Circa the year 1,000, monks used ground crystalline pieces referred to as ‘reading stones’.
Roger Bacon, the English philosopher explored the use of ground lenses and documented his findings in his Opus Majus in 1268.
In the year 1298, glasses were mentioned in an Italian manuscript entitled “Traite de con uite de la famille” by Sandra di Popozo. Di Popozo proclaimed that despite the fact that his age was causing him weak eyesight, he was able to read and write thanks to a new invention called spectacles.
The first eyeglasses that came out during 1286, or the Medieval Period, were two pieces of glass or crystal stones. These were framed and did not sit on the face, but instead were supported by a handle so that the glasses could be held close to the face.

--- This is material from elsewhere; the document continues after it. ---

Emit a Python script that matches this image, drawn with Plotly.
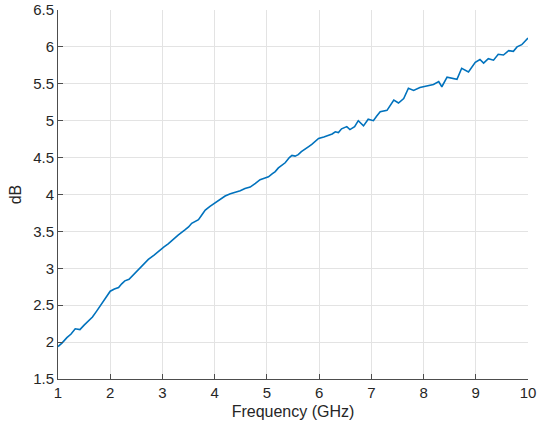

It is also interesting to note that during the time eyeglasses were being used in Italy, glass production was at its peak in Venice. Just a few years before eyeglasses were first introduced, Venetian crystal workers formed a guild, which later on developed a set of guidelines for manufacturing eyeglasses. These eyeglasses were rendered in a painting by Tommaso de Modena during the year 1352.
During the sixteen hundreds, Spanish eyeglass manufacturers attached silk ribbons to the frames, which could be placed around the ears. Meanwhile in China, ceramic and metal weights were attached to the strings.
It was not until 1730 that Dr. Edward Scarlett developed sidepieces that were sturdy enough to be placed on top of the ears.